My search response is :

{
"took": 12,
"timed_out": false,
"_shards": {
"total": 5,
"successful": 5,
"failed": 0
},
"hits": {
"total": 999,
"max_score": 1,
"hits": [{
"_index": "myindex",
"_type": "mytype",
"_id": "42",
"_score": 1,
"_source": {
"f1": "396","f2": "125650","f3": "BH.1511AI.001",
"f4": "Proj42",
"f5": "BH.1511AI.001","f6": "","f7": "","f8": "","f9": "","f10": "","f11": "","f12": "","f13": "","f14": "","f15": "","f16": "09/05/16 | 01:02PM | User","deleted": "0"
}
}, {
"_index": "myindex",
"_type": "mytype",
"_id": "47",
"_score": 1,
"_source": {
"f1": "396","f2": "137946","f3": "BH.152096.001",
"f4": "Proj47",
"f5": "BH.1511AI.001","f6": "","f7": "","f8": "","f9": "","f10": "","f11": "","f12": "","f13": "","f14": "","f15": "","f16": "09/05/16 | 01:02PM | User","deleted": "0"
}
},
//.......
//.......
//MANY RECORDS IN BETWEEN HERE
//.......
//.......
{
"_index": myindex,
"_type": "mytype",
"_id": "1",
"_score": 1,
"_source": {
"f1": "396","f2": "142095","f3": "BH.705215.001",
"f4": "Proj1",
"f5": "BH.1511AI.001","f6": "","f7": "","f8": "","f9": "","f10": "","f11": "","f12": "","f13": "","f14": "","f15": "","f16": "09/05/16 | 01:02PM | User","deleted": "0"
}
//.......
//.......
//MANY RECORDS IN BETWEEN HERE
//.......
//.......
}]
}
}


Any thing that I am doing wrong or missing? (Apologies for lengthy question, but I thought to give all possible information discarding unnecessary other code).

EDITED :

Term vector response

{
"_index": "myindex",
"_type": "mytype",
"_id": "10",
"_version": 1,
"found": true,
"took": 9,
"term_vectors": {
"f4": {
"field_statistics": {
"sum_doc_freq": 5886,
"doc_count": 999,
"sum_ttf": 5886
},
"terms": {
"pr": {
"doc_freq": 999,
"ttf": 999,
"term_freq": 1,
"tokens": [{
"position": 0,
"start_offset": 0,
"end_offset": 6
}]
},
"pro": {
"doc_freq": 999,
"ttf": 999,
"term_freq": 1,
"tokens": [{
"position": 0,
"start_offset": 0,
"end_offset": 6
}]
},
"proj": {
"doc_freq": 999,
"ttf": 999,
"term_freq": 1,
"tokens": [{
"position": 0,
"start_offset": 0,
"end_offset": 6
}]
},
"proj1": {
"doc_freq": 111,
"ttf": 111,
"term_freq": 1,
"tokens": [{
"position": 0,
"start_offset": 0,
"end_offset": 6
}]
},
"proj10": {
"doc_freq": 11,
"ttf": 11,
"term_freq": 1,
"tokens": [{
"position": 0,
"start_offset": 0,
"end_offset": 6
}]
}
}
}
}
}


EDITED 2

Mappings for field f4

"f4" : {
"type" : "string",
"index_analyzer" : "myNGramAnalyzer",
"search_analyzer" : "standard"
}


I have updated to use standard analyzer for query time, which has improved the results but still not what I expected.

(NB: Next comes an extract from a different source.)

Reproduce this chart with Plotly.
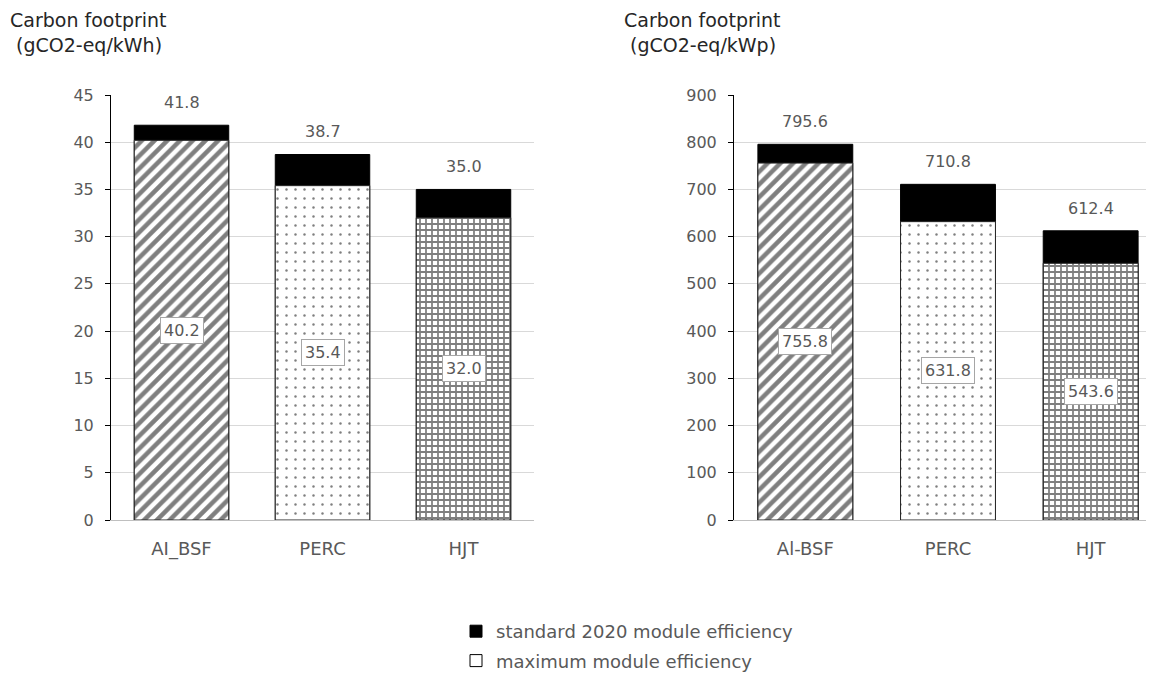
import plotly.graph_objects as go

cats_left = ["AI_BSF", "PERC", "HJT"]
cats_right = ["Al-BSF", "PERC", "HJT"]
std_kwh = [41.8, 38.7, 35.0]
max_kwh = [40.2, 35.4, 32.0]
std_kwp = [795.6, 710.8, 612.4]
max_kwp = [755.8, 631.8, 543.6]
patterns = ["/", ".", "+"]
legend_names = ["standard 2020 module efficiency", "maximum module efficiency"]
titles = ["Carbon footprint<br> (gCO2-eq/kWh)", "Carbon footprint<br> (gCO2-eq/kWp)"]

FONT = "DejaVu Sans"
GREY = "#595959"
W, H = 1154, 675
OFF = 8  # page body margin


def px(xw):
    return (xw - OFF) / W


def py(yw):
    return 1 - (yw - OFF) / H


fig = go.Figure()

panels = [
    (cats_left, std_kwh, max_kwh, "x", "y", 0.67),
    (cats_right, std_kwp, max_kwp, "x2", "y2", 0.665),
]
annotations = []
for i, (cats, std, mx, xa, ya, bw) in enumerate(panels):
    fig.add_trace(go.Bar(
        x=cats, y=std, xaxis=xa, yaxis=ya, width=bw,
        marker=dict(color="black", line=dict(color="black", width=1)),
        name=legend_names[0], showlegend=(i == 0), legendgroup="a",
        hoverinfo="y",
    ))
    fig.add_trace(go.Bar(
        x=cats, y=mx, xaxis=xa, yaxis=ya, width=bw,
        marker=dict(color="white",
                    line=dict(color="#262626", width=1),
                    pattern=dict(shape=patterns, fgcolor="black", bgcolor="white",
                                 size=[9, 9, 6], solidity=[0.5, 0.06, 0.5],
                                 fillmode="overlay")),
        name=legend_names[1], showlegend=False, hoverinfo="y",
    ))
    for c, s, m in zip(cats, std, mx):
        annotations.append(dict(x=c, y=s, xref=xa, yref=ya, text=f"{s:.1f}", showarrow=False,
                                yanchor="bottom", yshift=11,
                                font=dict(family=FONT, size=16, color=GREY)))
        annotations.append(dict(x=c, y=m / 2, xref=xa, yref=ya, text=f"{m:.1f}", showarrow=False,
                                bgcolor="white", bordercolor="#a6a6a6", borderwidth=1, borderpad=3,
                                font=dict(family=FONT, size=16, color=GREY)))

# legend-only entry for the white box
fig.add_trace(go.Bar(x=[None], y=[None], name=legend_names[1], legendgroup="b",
                     marker=dict(color="white", line=dict(color="black", width=1))))

for tx, t in zip([8, 622], titles):
    annotations.append(dict(x=px(tx), y=py(7), xref="paper", yref="paper", xanchor="left",
                            yanchor="top", align="left", text=t, showarrow=False,
                            font=dict(family=FONT, size=19, color="#262626")))

ydom = [py(520), py(95)]
tick_font = dict(family=FONT, size=16, color=GREY)
cat_font = dict(family=FONT, size=18, color=GREY)
fig.update_layout(
    width=W, height=H,
    margin=dict(l=0, r=0, t=0, b=0, autoexpand=False),
    paper_bgcolor="white", plot_bgcolor="white",
    barmode="overlay",
    font=dict(family=FONT, color=GREY),
    xaxis=dict(domain=[px(111), px(534)], range=[-0.5, 2.5], tickfont=cat_font,
               showline=True, linecolor="#bfbfbf", linewidth=1, ticks="", showgrid=False,
               automargin=False, ticklabelstandoff=12),
    yaxis=dict(domain=ydom, range=[0, 45], dtick=5, tickfont=tick_font, showgrid=True,
               gridcolor="#d9d9d9", showline=True, linecolor="black", linewidth=1,
               ticks="outside", ticklen=5, tickcolor="black", zeroline=False, automargin=False,
               ticklabelstandoff=8),
    xaxis2=dict(domain=[px(734), 1.0], range=[-0.5, 2.5], tickfont=cat_font,
                showline=True, linecolor="#bfbfbf", linewidth=1, ticks="", showgrid=False,
                anchor="y2", automargin=False, ticklabelstandoff=12),
    yaxis2=dict(domain=ydom, range=[0, 900], dtick=100, tickfont=tick_font, showgrid=True,
                gridcolor="#d9d9d9", showline=True, linecolor="black", linewidth=1,
                ticks="outside", ticklen=5, tickcolor="black", zeroline=False, anchor="x2",
                automargin=False, ticklabelstandoff=8),
    legend=dict(x=px(456), y=py(613), xanchor="left", yanchor="top",
                orientation="v", traceorder="grouped", tracegroupgap=3,
                font=dict(family=FONT, size=18, color=GREY), itemwidth=30),
    annotations=annotations,
    showlegend=True,
)

fig.write_html("out.html")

Instead of 999 (all documents) now it return 111 documents like "Proj1", "Proj11", "Proj111"......"Proj1", "Proj181"......... etc.

Still "Proj1" is in between the results and not at the top.

Answer

After hours of spending time to find a solution to this, I finally made it work.

So I kept everything same as mentioned in my question, using n gram analzyer while indexing data. The only thing I had to change was, to use the all field in my search query as a bool query with my existing multi-match query.

Now my result for search text Proj1 would return me results in an order such as Proj1, Proj121, Proj11, etc.

Although this does not return the exact order like Proj1, Proj11, Proj121, etc, but still it closely resembles the result that I wanted.